Friday 2 April 2021

The Art of Quiet Protest

 I’m worried about the younger generation. This might be a sign of my advancing years but I actually have grave concerns. 

I’m worried that they’ve lost the art of quiet protest. 

The young Amazon driver who accidentally delivered a lifetime’s supply of coffee pods to me yesterday is an example of what worries me. 

She had left the humongous box on the doorstep and had reversed halfway down the drive before I opened the door. I looked at it and thought, “That’s odd, I don’t have a Nespresso machine.”

I took it in anyway because there was an outside chance that my son had ordered it.

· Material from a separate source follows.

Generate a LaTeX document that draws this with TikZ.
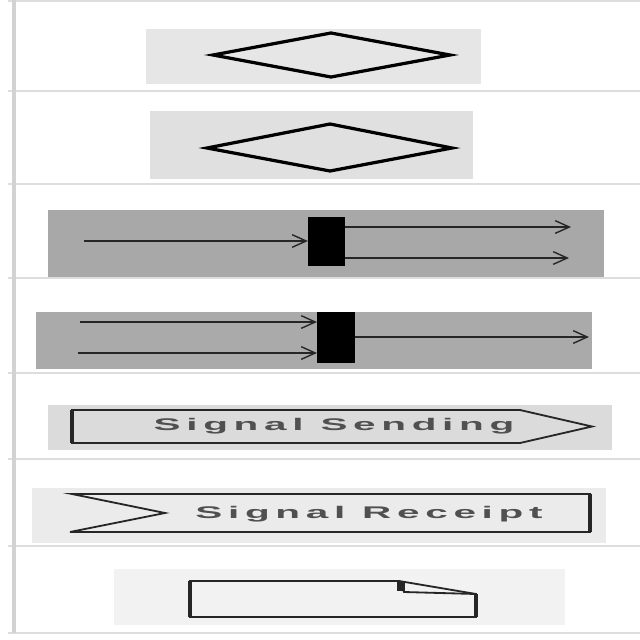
\documentclass[tikz,border=0pt]{standalone}
\usepackage{fontspec}
\setsansfont{Liberation Sans}
\usetikzlibrary{arrows.meta}

\definecolor{rulegray}{HTML}{DDDDDD}
\definecolor{edgegray}{HTML}{D2D2D2}
\definecolor{lightpanel}{HTML}{E6E6E6}
\definecolor{midpanel}{HTML}{E0E0E0}
\definecolor{darkpanel}{HTML}{A8A8A8}
\definecolor{labelgray}{HTML}{505050}

\newcommand{\widetext}[1]{\scalebox{2.4}[1.0]{#1}}

\begin{document}
\begin{tikzpicture}[x=0.025cm,y=-0.025cm,
    every node/.style={font=\sffamily},
    shapeline/.style={black, line width=2.3pt, line join=miter},
    sigline/.style={black!85, line width=1.3pt},
    flow/.style={black!85, line width=1pt, -{Straight Barb[length=10pt,width=9pt,line width=1pt]}},
    bar/.style={fill=black, inner sep=0pt, outer sep=0pt},
    siglabel/.style={labelgray,
      font=\sffamily\bfseries\fontsize{12}{14}\selectfont\addfontfeature{LetterSpace=14}}]
    \useasboundingbox (0,0) rectangle (640,640);

    % Rejilla de filas
    \foreach \y in {1,91,184,278,373,459,546,633}
      \draw[rulegray, line width=1.2pt] (8,\y) -- (640,\y);
    \draw[edgegray, line width=3pt] (14,0) -- (14,633);

    % Fondos de las figuras
    \fill[lightpanel]     (146,29)  rectangle (481,84);
    \fill[midpanel]       (150,111) rectangle (473,179);
    \fill[darkpanel]      (48,210)  rectangle (604,277);
    \fill[darkpanel!98!white] (36,312) rectangle (592,369);
    \fill[black!14]       (48,405)  rectangle (612,450);
    \fill[black!8]        (32,488)  rectangle (606,543);
    \fill[black!5]        (114,569) rectangle (565,625);

    % Decision
    \draw[shapeline] (213,55) -- (331,33) -- (450,55) -- (331,77) -- cycle;

    % Merge
    \draw[shapeline] (207,148) -- (330,124) -- (452,148) -- (330,171) -- cycle;

    % Fork
    \node[bar, minimum width=0.93cm, minimum height=1.23cm] (fork) at (326.5,241.5) {};
    \coordinate (forkin)   at (84,241);
    \coordinate (forkouta) at (571,227);
    \coordinate (forkoutb) at (569,258);
    \draw[flow] (forkin) -- (fork.west |- forkin);
    \draw[flow] (fork.east |- forkouta) -- (forkouta);
    \draw[flow] (fork.east |- forkoutb) -- (forkoutb);

    % Join
    \node[bar, minimum width=0.95cm, minimum height=1.28cm] (join) at (336,337.5) {};
    \coordinate (joinina) at (80,322);
    \coordinate (joininb) at (78,353);
    \coordinate (joinout) at (589,337);
    \draw[flow] (joinina) -- (join.west |- joinina);
    \draw[flow] (joininb) -- (join.west |- joininb);
    \draw[flow] (join.east |- joinout) -- (joinout);

    % Signal Sending
    \draw[sigline] (72,410) -- (520,410) -- (592,426.5) -- (520,443) -- (72,443) -- cycle;
    \draw[black!85, line width=3.5pt] (72,410) -- (72,443);
    \node[siglabel] (sendtext) at (334,426.5) {\widetext{Signal Sending}};

    % Signal Receipt
    \draw[sigline] (72,494) -- (590,494) -- (590,532) -- (70,532) -- (165,513) -- cycle;
    \draw[black!85, line width=3.5pt] (590,494) -- (590,532);
    \node[siglabel] (recvtext) at (369,514) {\widetext{Signal Receipt}};

    % Objeto (hoja con esquina doblada)
    \draw[sigline] (190,581) -- (399,581) -- (476,594) -- (476,617) -- (190,617) -- cycle;
    \draw[sigline] (399,581) -- (404,592) -- (476,594);
    \fill[black!85] (397,581) rectangle (405,591);
    \draw[black!85, line width=3.5pt] (190,581) -- (190,617);
    \draw[black!85, line width=3.5pt] (476,594) -- (476,617);
  \end{tikzpicture}
\end{document}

Then I looked at the label and realised she had delivered to the wrong road. 

“I’ll just finish my paragraph,” I thought, “and then I’ll walk it round.”

Two sentences in and the doorbell rang again and a young anxious looking woman in a pink jumper, holding a black phone the size of my Nan’s purse blurted, “I’m sorry. I think the code was wrong.”

“Oh yes. Thank you for coming back. I was just about to walk it round there.”

“Oh thank you,” she said, her eyes looking a bit distant and glassy.

“They keep doing this. You see we don’t have to look at the actual addresses. We just scan the barcode and the SatNav tells us where to go. It’s a good thing really. It makes everything really easy but.... When I delivered another package to number 24 I realised that it was the wrong road......It’s....anyway..,thank you for that.”

“Are you okay,” I asked.

Why do I do this? One conversation with me can send someone who is functioning into some kind of mental health crisis. She wasn’t even ‘perfectly fine,.’ She was stressed and anxious. Her phone/SatNav/life controller had just pinged her a message to say that she was now late.

“You should tell them,” I said, “They need to know that they are asking too much for you to make up time because of their mistakes.”

“There’s no point,” she sniffed, “It won’t change.”

“But how can it if no one tells them?” I said.

She just shrugged. She wasn’t going to be the one to say anything.

This is what worries me. 

How have we got to a point where people can just put up with things that aren’t working for them because they’ve decided that’s just the way it has to be? 

Now, more than ever, it’s important to tell bosses when things aren’t working. People have kept themselves to themselves for a year and so no one really knows what anyone else is going through. It doesn’t have to be a big deal. It’s enough to quietly explain that you need a toilet break. It’s enough to request a new office chair if you are having to work from home. It’s enough to explain that you are going stir crazy working from your bedroom floor in a house you share with dope smoking students. If young people aren’t going to join unions to fight their causes and want the freedoms that come from working independently then they have to act like the truly self employed and set their own boundaries. If someone is telling you when you can have a pee then you are not self employed. Self employed people work from home and charge companies extra for it. 

I might write to Amazon on her behalf. If she’s not going to do it then maybe I need to.